First consider your approach. Rather than assaulting your friends with a full frontal attack, seek to position yourself. That means that, in a way, they find you. But, that doesn’t mean being passive. You still have a lot of work to do.
What do people already like doing? Think about Facebook specifically? What actions make you smile, or interested? I’ll save us the classroom banter and hand you the one I’m looking for: celebration.
“Yay, I survived my first semester of college!” … you click “like”.
“Yay, we had a baby!” … you click “like”.
“Yay, I transferred to a better part of the company.” … you click “like”.
Now here we go:
“Yay, I officially launched my new business today! So excited!” … you click “like”.
See what I did there? It is easy to celebrate with people. It is one of the several activities we like to do. When they posted about their new company, they met your need to celebrate and you liked it. And they didn’t spoil it with a crappy commercial in the message.
Without overdoing it you could do what we sometimes call a diary entry:
“Drove by a house with a dried out lawn. Could have used the ole Cumberbatch Landscaping touch. Maybe I’ll drop them a card.”
You can also position yourself in your friends mind as an expert.
“Just a friendly reminder that this years tax laws allow for a marshmallow exemption. Carry on!”
Also, you can prove expertise by answering questions.

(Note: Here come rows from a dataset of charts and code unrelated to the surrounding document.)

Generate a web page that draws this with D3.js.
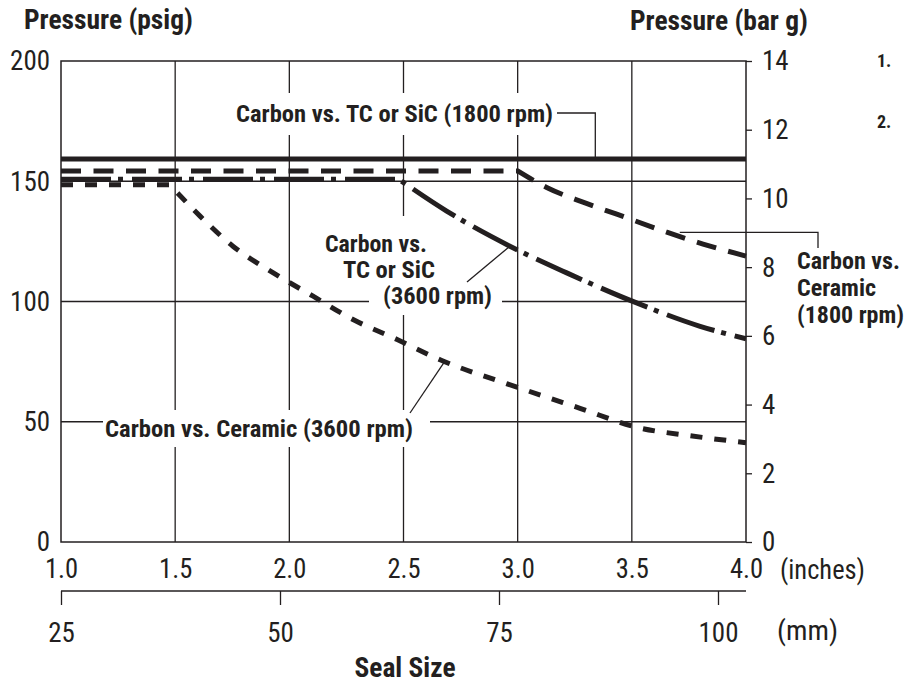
<!DOCTYPE html>
<html><head><meta charset="utf-8">
<script src="https://cdn.jsdelivr.net/npm/d3@7"></script>
<style>
body{margin:0;background:#fff}
svg text{font-family:"Liberation Sans Narrow","Arial Narrow","Roboto Condensed",Roboto,"Liberation Sans",sans-serif}
</style></head><body>
<svg id="chart" width="906" height="683"></svg>
<script>
// ---------- data ----------
const inchTicks = [1.0, 1.5, 2.0, 2.5, 3.0, 3.5, 4.0];
const mmTicks = [25, 50, 75, 100];
const psiTicks = [0, 50, 100, 150, 200];
const barTicks = [0, 2, 4, 6, 8, 10, 12, 14];

// seal size (inches), pressure (psig)
const tcSic1800 = [[1.0, 159.2], [4.0, 159.2]];
const ceramic1800 = [[1.0, 154.3], [3.0, 154.3], [3.127, 147.4], [3.286, 141.3], [3.434, 136.3], [3.653, 128.8], [3.812, 123.9], [4.0, 118.9]];
const tcSic3600 = [[1.0, 150.8], [2.48, 150.8], [2.689, 137.6], [2.966, 123.0], [3.215, 111.9], [3.521, 99.4], [3.799, 89.7], [4.0, 84.5]];
const ceramic3600 = [[1.0, 148.5], [1.477, 148.5], [1.609, 135.5], [1.753, 123.0], [1.928, 112.0], [2.104, 102.2], [2.279, 92.5], [2.472, 84.2], [2.66, 75.8], [3.0, 64.3], [3.273, 55.6], [3.526, 47.6], [3.755, 44.2], [4.0, 41.3]];

const seriesLabels = ["Carbon vs. TC or SiC (1800 rpm)", "Carbon vs. Ceramic (1800 rpm)", "Carbon vs. TC or SiC (3600 rpm)", "Carbon vs. Ceramic (3600 rpm)"];

// ---------- setup ----------
const W = 906, H = 683;
const ink = "#231f20";
const svg = d3.select("#chart");
svg.append("rect").attr("width", W).attr("height", H).attr("fill", "#fff");

const x = d3.scaleLinear().domain([1, 4]).range([61, 746]);
const y = d3.scaleLinear().domain([0, 200]).range([542, 61]);
const yBar = d3.scaleLinear().domain([0, 14]).range([542, 61]);
const xMm = d3.scaleLinear().domain([25, 100]).range([61, 718]);

// condensed look: fixed advance per glyph
const charW = { ".": 6.6, "(": 8.5, ")": 8.5 };
const condensedWidth = s => [...String(s)].reduce((a, c) => a + (charW[c] || 13.3), 0);

// ---------- grid ----------
const grid = svg.append("g").attr("stroke", ink).attr("stroke-width", 1.3);
grid.selectAll("line.v").data(inchTicks.slice(1, -1)).join("line").attr("class", "v")
  .attr("x1", d => x(d)).attr("x2", d => x(d)).attr("y1", y(200)).attr("y2", y(0));
grid.selectAll("line.h").data(psiTicks.slice(1, -1)).join("line").attr("class", "h")
  .attr("y1", d => y(d)).attr("y2", d => y(d)).attr("x1", x(1)).attr("x2", x(4));

// ---------- annotations (with white backing) ----------
const notes = [
  { lines: [seriesLabels[0]], xs: [236], ys: [122], ws: [317], pad: [10, 7, 10, 7], bg: true },
  { lines: ["Carbon vs.", "TC or SiC", "(3600 rpm)"], xs: [325, 343, 383], ys: [252, 278, 304], ws: [102, 92, 109], pad: [14, 14, 10, 5], bg: true },
  { lines: [seriesLabels[3]], xs: [105], ys: [437], ws: [308], pad: [2, 5, 17, 4], bg: true },
  { lines: ["Carbon vs.", "Ceramic", "(1800 rpm)"], xs: [797, 797, 797], ys: [269, 296, 323], ws: [103, 79, 107], pad: [0, 0, 0, 0], bg: false }
];
const noteG = svg.append("g");
notes.forEach(n => {
  const g = noteG.append("g");
  const texts = n.lines.map((t, i) => g.append("text")
    .attr("x", n.xs[i]).attr("y", n.ys[i])
    .attr("font-size", 24).attr("font-weight", "bold").attr("fill", ink)
    .attr("textLength", n.ws[i]).attr("lengthAdjust", "spacingAndGlyphs")
    .text(t));
  if (n.bg) {
    texts.forEach(t => {
      const b = t.node().getBBox();
      g.insert("rect", "text")
        .attr("x", b.x - n.pad[0]).attr("y", b.y - n.pad[1])
        .attr("width", b.width + n.pad[0] + n.pad[2]).attr("height", b.height + n.pad[1] + n.pad[3])
        .attr("fill", "#fff");
    });
  }
});

// leader lines
const leaderG = svg.append("g").attr("fill", "none").attr("stroke", ink).attr("stroke-width", 1.3);
leaderG.append("path").attr("d", `M557,113H${x(3.34)}V${y(159.2)}`);
leaderG.append("path").attr("d", `M${x(3.71)},${y(128.75)}H818V248`);
leaderG.append("path").attr("d", `M467,282L${x(2.966)},${y(123)}`);
leaderG.append("path").attr("d", `M410,413L${x(2.68)},${y(75)}`);

// ---------- series ----------
const lin = d3.line().x(d => x(d[0])).y(d => y(d[1]));
const mono = d3.line().curve(d3.curveMonotoneX).x(d => x(d[0])).y(d => y(d[1]));
function seriesPath(data) {
  let k = data.findIndex(d => d[1] !== data[0][1]);
  if (k < 0) return lin(data);
  k -= 1; // corner point: end of flat run
  return lin(data.slice(0, k + 1)) + mono(data.slice(k)).replace(/^M/, "L");
}
const series = [
  { data: tcSic1800, dash: null },
  { data: ceramic1800, dash: "20,12.5" },
  { data: tcSic3600, dash: "50,7,5,9" },
  { data: ceramic3600, dash: "12,12" }
];
svg.append("g").selectAll("path").data(series).join("path")
  .attr("d", d => seriesPath(d.data))
  .attr("fill", "none").attr("stroke", ink).attr("stroke-width", 5)
  .attr("stroke-dasharray", d => d.dash);

// ---------- frame ----------
svg.append("rect").attr("x", x(1)).attr("y", y(200))
  .attr("width", x(4) - x(1)).attr("height", y(0) - y(200))
  .attr("fill", "none").attr("stroke", ink).attr("stroke-width", 1.5);

// ---------- axes ----------
function styleAxis(g) {
  g.attr("font-family", null).attr("font-size", 28);
  g.select(".domain").remove();
  g.selectAll("text").attr("fill", ink)
    .attr("textLength", function () { return condensedWidth(this.textContent); })
    .attr("lengthAdjust", "spacingAndGlyphs");
  g.selectAll("line").attr("stroke", ink).attr("stroke-width", 1.3);
}
svg.append("g").attr("transform", `translate(${x(1)},0)`)
  .call(d3.axisLeft(y).tickValues(psiTicks).tickSize(0).tickPadding(11).tickFormat(d3.format("d")))
  .call(styleAxis);
svg.append("g").attr("transform", `translate(${x(4)},0)`)
  .call(d3.axisRight(yBar).tickValues(barTicks).tickSize(6).tickPadding(10).tickFormat(d3.format("d")))
  .call(styleAxis);
svg.append("g").attr("transform", `translate(0,${y(0)})`)
  .call(d3.axisBottom(x).tickValues(inchTicks).tickSize(0).tickPadding(16).tickFormat(d3.format(".1f")))
  .call(styleAxis);
const mmG = svg.append("g").attr("transform", "translate(0,591)")
  .call(d3.axisBottom(xMm).tickValues(mmTicks).tickSize(14).tickPadding(17).tickFormat(d3.format("d")))
  .call(styleAxis);
mmG.append("line").attr("x1", x(1)).attr("x2", x(4)).attr("stroke", ink).attr("stroke-width", 1.5);

// ---------- titles ----------
const plain = (t, px, py, opts = {}) => {
  const el = svg.append("text").attr("x", px).attr("y", py)
    .attr("font-size", opts.size || 28).attr("font-weight", opts.bold ? "bold" : "normal")
    .attr("text-anchor", opts.anchor || "start").attr("fill", ink).text(t);
  if (opts.w) el.attr("textLength", opts.w).attr("lengthAdjust", "spacingAndGlyphs");
  return el;
};
plain("Pressure (psig)", 24, 29, { bold: true, w: 169 });
plain("Pressure (bar g)", 630, 30, { bold: true, w: 178 });
plain("(inches)", 780, 579, { w: 85 });
plain("(mm)", 777, 640, { w: 61 });
plain("Seal Size", 405, 677, { bold: true, anchor: "middle", w: 101 });
plain("1.", 877, 67, { bold: true, size: 18 });
plain("2.", 877, 128, { bold: true, size: 18 });
</script>
</body></html>
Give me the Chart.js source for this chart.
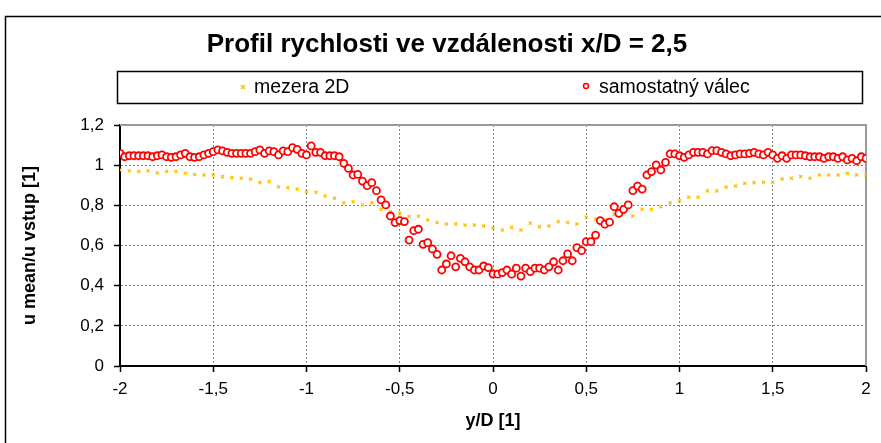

Notice a distinct lack of a call to action. There is a time and a place to straight up ask for someones business. Social media is not the place.
One of the best ways to get social attention is to be clever. Post a meme or interesting image and relate it to your business:
That passes what is called the “cleverness test”. The cleverness test says: will this post make someone feel smart or clever by sharing it? Here is a real life example of a post that was so clever I had to reshare it:
Cleverness test, passed.
But remember one really important thing: Don’t demean customers! This also seems obvious, but people do it, and it’s bad. Don’t do it. And consider not doing it to a potential customer either.
Also important: Don’t be a dick. (You knew that was coming at some point.) The smartphone image above was posted in the spring when everyone was thinking about warmth and travel. If you posted it in a conversation about popular smartphone apps, you’d look like a smart-ass downer. Don’t do that either.
Incentives are probably the most aggressive thing you could do without becoming an irritant, and even then you have to be careful. If you offer real value toward a good product or service, they actually pass the cleverness test.
“Refer a friend and get your next photo shoot half price.”
Milquetoast offers don’t pass the cleverness test. Especially early in your business, go extreme. Why not? If you can cover expenses, work for free some of the time! That’s not to say have crappy low prices. Have high prices that authentically reflect your true value, but also consider huge booster promotions to break the undertow of your obscurity.
“Get a coupon code for 15% off…” STOP
Make it a real offer, and consider limiting the available quantity. That will add urgency and make the sharers feel even more clever.
Also, don’t make an offer your first move. If people feel the need to research what you’re doing first the offer will lose momentum. When you have done good positioning as I described earlier, your friends won’t hesitate to take the two seconds needed to share your offer.
Last on my list of approaches, consider soliciting input. Asking a question is a common technique of social engagement but you can put a finer point on it when it is among friends:
“Going to the trade show today: Red tie, or blue?”
Leverage Social Proof
Social proof is evidence that other people actually like your service. If you are small, avoid things like displaying total number of likes. That is actually anti-social proof. In fact, I’ve seen 12,000 likes serve as anti-social proof when competitors are boasting millions.
But, leveraging modules like the ones that let you see which friends like your page, it only takes one to speak volumes. Have you seen an ad on Facebook, accompanies with: “So-and-so and four other friends like this.” You sometimes pay attention.
This article isn’t about social proof, but it is a marketable by-product of good social marketing. One that particularly applies to your circle of friends, because they are more likely to recognize each other.
Asking for likes is another no-no. Think about it: do you like it when people ask you for likes? You don’t. Draw your friends to your page and they will decide to like it. They know how.
Here Are the Real Secrets in List Form
So think of this as your little black book of secret ideas:
Remember that enthusiasm is good, but it must be properly channeled or you will do stupid things, make no money, and lose all your friends. There is no limit to what and how you post, but never forget the underlying mandate that the post itself (rather than the subject of the post) must serve the audience.
As a starting point, try posting one of each of the six types of posts described above.